San Domenico is a Gothic-style, Roman Catholic church located on via Berrettini in Cortona, region of Tuscany, Italy.

==History==
A convent and a small church were built here beginning in 1230, but after new land adjacent to these structures was acquired, the new church we see today was completed in 1438. The complex was built outside the walls of the time, near where once stood the Porta Peccioverardi. A major refurbishment occurred in the 1590s.

The Dominican convent was suppressed by the Grand-Duke's edict in 1786, and the convent was occupied by the Servites until their suppression in 1800. The church fell into disrepair, and most of the convent was destroyed to build new roads in 1817-1819.

The unfinished grey stone brick facade with a peaked portal and a single small oculus leads into a well organized interior nave with elaborate side altars. In the lunette over the doorway there is a fresco by Fra Angelico, depicting the Madonna and child with Saints Dominic and Peter Martyr. Fra Angelico once lived in the monastery.
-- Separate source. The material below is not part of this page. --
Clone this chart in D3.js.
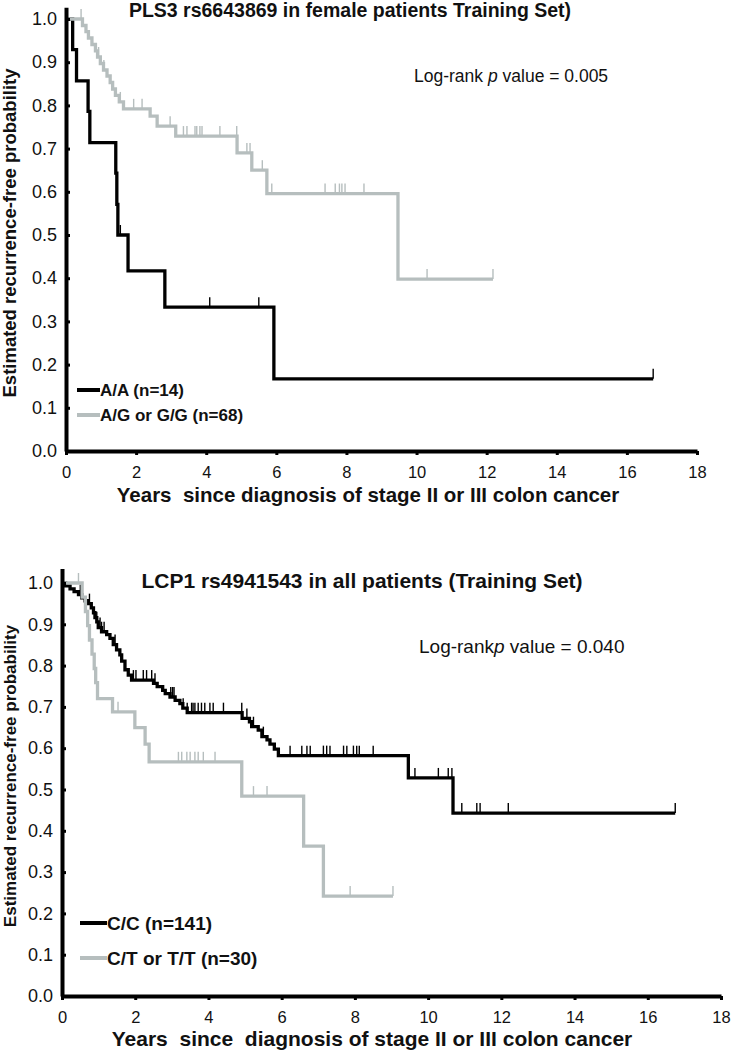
<!DOCTYPE html>
<meta charset="utf-8">
<script src="https://d3js.org/d3.v7.min.js"></script>
<style>
  body { margin: 0; background: #fff; }
  svg { display: block; }
  text { font-family: "Liberation Sans", Arial, sans-serif; fill: #111; }
</style>
<svg id="chart" width="731" height="1050"></svg>
<script>
// axis ticks
var yearTicks = [0, 2, 4, 6, 8, 10, 12, 14, 16, 18];
var probTicks = [0, 0.1, 0.2, 0.3, 0.4, 0.5, 0.6, 0.7, 0.8, 0.9, 1.0];

// PLS3 panel - A/A
var plsAATimes  = [0.19, 0.30, 0.63, 0.68, 1.42, 1.45, 1.48, 1.77, 2.82, 5.93];
var plsAAValues = [0.929, 0.857, 0.786, 0.714, 0.643, 0.571, 0.5, 0.417, 0.333, 0.167];
var plsAACensor = [1.55, 4.10, 5.50, 16.75];
var plsAAEnd = 16.75;

// PLS3 panel - A/G or G/G
var plsAGTimes  = [0.47, 0.57, 0.64, 0.74, 0.84, 0.90, 0.98, 1.07, 1.17, 1.26, 1.33, 1.41, 1.52, 1.64,
                   2.40, 2.60, 3.13, 4.88, 5.30, 5.73, 9.47];
var plsAGValues = [0.985, 0.971, 0.956, 0.941, 0.926, 0.912, 0.897, 0.882, 0.868, 0.853, 0.838, 0.823, 0.808, 0.792,
                   0.775, 0.752, 0.729, 0.690, 0.650, 0.596, 0.398];
var plsAGCensor = [0.43, 0.93, 1.08, 1.55, 1.93, 2.17, 2.97, 3.35, 3.45, 3.68, 3.73, 3.82, 3.88, 4.39, 4.87,
                   5.16, 5.25, 5.60, 5.87, 7.39, 7.68, 7.80, 7.87, 7.96, 8.50, 10.30, 12.18];
var plsAGEnd = 12.18;

// LCP1 panel - C/C
var lcpCCTimes  = [0.10, 0.22, 0.33, 0.45, 0.54, 0.63, 0.72, 0.80, 0.86, 0.90, 0.95, 0.99, 1.08, 1.22, 1.31,
                   1.40, 1.49, 1.58, 1.63, 1.72, 1.81, 1.90, 2.50, 2.60, 2.75, 2.82, 2.95, 3.09, 3.22, 3.30,
                   3.42, 4.92, 5.12, 5.18, 5.36, 5.46, 5.60, 5.68, 5.80, 5.91, 9.46, 10.68];
var lcpCCValues = [0.993, 0.986, 0.979, 0.972, 0.964, 0.957, 0.950, 0.940, 0.928, 0.916, 0.906, 0.892, 0.882, 0.875, 0.866,
                   0.851, 0.838, 0.826, 0.811, 0.790, 0.777, 0.765, 0.757, 0.749, 0.740, 0.732, 0.724, 0.716, 0.708, 0.697,
                   0.686, 0.672, 0.664, 0.652, 0.644, 0.628, 0.620, 0.610, 0.598, 0.582, 0.528, 0.443];
var lcpCCCensor = [0.50, 0.75, 0.95, 1.04, 1.08, 1.15, 1.45, 1.95, 2.02, 2.22, 2.31, 2.45, 2.54, 2.97, 3.02, 3.06,
                   3.31, 3.42, 3.54, 3.58, 3.63, 3.72, 3.81, 3.90, 4.04, 4.13, 4.41, 4.91, 5.05, 5.23, 5.50,
                   6.23, 6.55, 6.69, 6.78, 7.14, 7.23, 7.32, 7.69, 7.78, 7.96, 8.05, 8.12, 8.50, 9.64, 10.28,
                   10.55, 10.65, 10.92, 11.33, 11.42, 12.19, 16.75];
var lcpCCEnd = 16.75;

// LCP1 panel - C/T or T/T
var lcpCTTimes  = [0.55, 0.64, 0.70, 0.75, 0.82, 0.88, 0.92, 0.97, 1.38, 1.99, 2.27, 2.38, 4.91, 6.60, 7.14];
var lcpCTValues = [0.966, 0.931, 0.897, 0.862, 0.828, 0.793, 0.759, 0.720, 0.688, 0.650, 0.610, 0.567, 0.484, 0.363, 0.242];
var lcpCTCensor = [0.45, 1.53, 3.18, 3.27, 3.41, 3.50, 3.63, 3.72, 3.86, 4.18, 5.23, 5.60, 7.87, 9.04];
var lcpCTEnd = 9.04;

var black = "#000", grey = "#b6bebe";
var svg = d3.select("#chart");

function survivalAt(times, values, t) {
  var i = d3.bisectRight(times, t);
  return i === 0 ? 1 : values[i - 1];
}

function drawPanel(p) {
  var g = svg.append("g");
  var x = d3.scaleLinear().domain([0, 18]).range([p.left, p.right]);
  var y = d3.scaleLinear().domain([0, 1]).range([p.bottom, p.top]);
  var yAx = d3.scaleLinear().domain([0, p.yMax]).range([y(0), y(p.yMax)]);

  // curves: black first, grey drawn over it
  p.series.forEach(function(s) {
    var pts = [[0, 1]].concat(s.times.map(function(t, i) { return [t, s.values[i]]; }));
    pts.push([s.end, s.values[s.values.length - 1]]);
    g.append("path")
      .attr("d", d3.line().x(d => x(d[0])).y(d => y(d[1])).curve(d3.curveStepAfter)(pts))
      .attr("fill", "none")
      .attr("stroke", s.color)
      .attr("stroke-width", 3.3);
    g.append("g").selectAll("line")
      .data(s.censor)
      .enter().append("line")
      .attr("x1", d => x(d)).attr("x2", d => x(d))
      .attr("y1", d => y(survivalAt(s.times, s.values, d)))
      .attr("y2", d => y(survivalAt(s.times, s.values, d)) - p.tick)
      .attr("stroke", s.color)
      .attr("stroke-width", 1.4);
  });

  // axes
  var xa = g.append("g")
    .attr("transform", "translate(0," + y(0) + ")")
    .call(d3.axisBottom(x).tickValues(yearTicks).tickFormat(d3.format("d"))
      .tickSizeInner(4).tickSizeOuter(0).tickPadding(p.xPad));
  var ya = g.append("g")
    .attr("transform", "translate(" + x(0) + ",0)")
    .call(d3.axisLeft(yAx).tickValues(probTicks).tickFormat(d3.format(".1f"))
      .tickSizeInner(-4).tickSizeOuter(0).tickPadding(p.yPad));
  [xa, ya].forEach(function(a) {
    a.select(".domain").attr("stroke", "#000").attr("stroke-width", 4);
    a.selectAll(".tick line").attr("stroke", "#000").attr("stroke-width", 3);
    a.selectAll(".tick text").attr("fill", "#111").style("font-family", "Liberation Sans, Arial, sans-serif");
  });
  xa.selectAll(".tick text").style("font-size", p.xTickSize + "px");
  ya.selectAll(".tick text").style("font-size", p.yTickSize + "px");

  // titles
  g.append("text").attr("x", p.titleX).attr("y", p.titleY)
    .attr("text-anchor", "middle").style("font-weight", "bold").style("font-size", p.titleSize + "px")
    .text(p.title);
  g.append("text").attr("x", p.xLabelX).attr("y", p.xLabelY)
    .attr("text-anchor", "middle").style("font-weight", "bold").style("font-size", p.xLabelSize + "px")
    .attr("xml:space", "preserve")
    .text(p.xLabel);
  g.append("text")
    .attr("transform", "translate(" + p.yLabelX + "," + p.yLabelY + ") rotate(-90)")
    .attr("text-anchor", "middle").style("font-weight", "bold").style("font-size", p.yLabelSize + "px")
    .text("Estimated recurrence-free probability");

  // log-rank text
  var lr = g.append("text").attr("x", p.pX).attr("y", p.pY).style("font-size", p.pSize + "px")
    .attr("xml:space", "preserve");
  lr.append("tspan").text(p.pPre);
  lr.append("tspan").style("font-style", "italic").text("p");
  lr.append("tspan").text(" value = " + p.pValue);

  // legend: black entry first, grey below
  p.series.forEach(function(s, i) {
    var ly = p.legY + i * p.legGap;
    g.append("line").attr("x1", p.legX).attr("x2", p.legX + p.legLen)
      .attr("y1", ly).attr("y2", ly).attr("stroke", s.color).attr("stroke-width", 4);
    g.append("text").attr("x", p.legX + p.legLen).attr("y", ly + p.legSize * 0.38)
      .style("font-weight", "bold").style("font-size", p.legSize + "px").text(s.label);
  });
}

drawPanel({
  left: 66, right: 697, top: 19, bottom: 451, yMax: 1.027, tick: 10,
  xPad: 11, yPad: 9, xTickSize: 16.5, yTickSize: 18,
  title: "PLS3 rs6643869 in female patients Training Set)", titleX: 350, titleY: 17, titleSize: 19.5,
  xLabel: "Years  since diagnosis of stage II or III colon cancer", xLabelX: 368, xLabelY: 502, xLabelSize: 20.5,
  yLabelX: 16, yLabelY: 233, yLabelSize: 18.5,
  pX: 414, pY: 82, pSize: 17.5, pPre: "Log-rank ", pValue: "0.005",
  legX: 77, legLen: 23, legY: 390, legGap: 25, legSize: 17,
  series: [
    { label: "A/A (n=14)", color: black, times: plsAATimes, values: plsAAValues, censor: plsAACensor, end: plsAAEnd },
    { label: "A/G or G/G (n=68)", color: grey, times: plsAGTimes, values: plsAGValues, censor: plsAGCensor, end: plsAGEnd }
  ]
});

drawPanel({
  left: 62, right: 721, top: 583, bottom: 996, yMax: 1.035, tick: 10,
  xPad: 11, yPad: 9, xTickSize: 16.5, yTickSize: 18,
  title: "LCP1 rs4941543 in all patients (Training Set)", titleX: 362, titleY: 588, titleSize: 21,
  xLabel: "Years  since  diagnosis of stage II or III colon cancer", xLabelX: 372, xLabelY: 1046, xLabelSize: 21,
  yLabelX: 16, yLabelY: 776, yLabelSize: 17,
  pX: 419, pY: 653, pSize: 19, pPre: "Log-rank", pValue: "0.040",
  legX: 80, legLen: 27, legY: 923, legGap: 35, legSize: 19,
  series: [
    { label: "C/C (n=141)", color: black, times: lcpCCTimes, values: lcpCCValues, censor: lcpCCCensor, end: lcpCCEnd },
    { label: "C/T or T/T (n=30)", color: grey, times: lcpCTTimes, values: lcpCTValues, censor: lcpCTCensor, end: lcpCTEnd }
  ]
});
</script>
The main altarpiece is a triptych by Lorenzo di Niccolò of Florence, depicting the Coronation of the Virgin, the Annunciation, the Crucifixion, and other scenes. Epigraphs and signatures on the work document the painter and that it was donated in 1440 by Cosimo I de' Medici.

Some of the lateral altarpieces have been moved to the Diocesan Museum, and occasionally re-placed at their original sites. On the left is a Madonna with Angels and Franciscan Saints by Luca Signorelli. A triptych by Sassetta and an Assumption by Bartolomeo della Gatta can now be admired in the Diocesan Museum.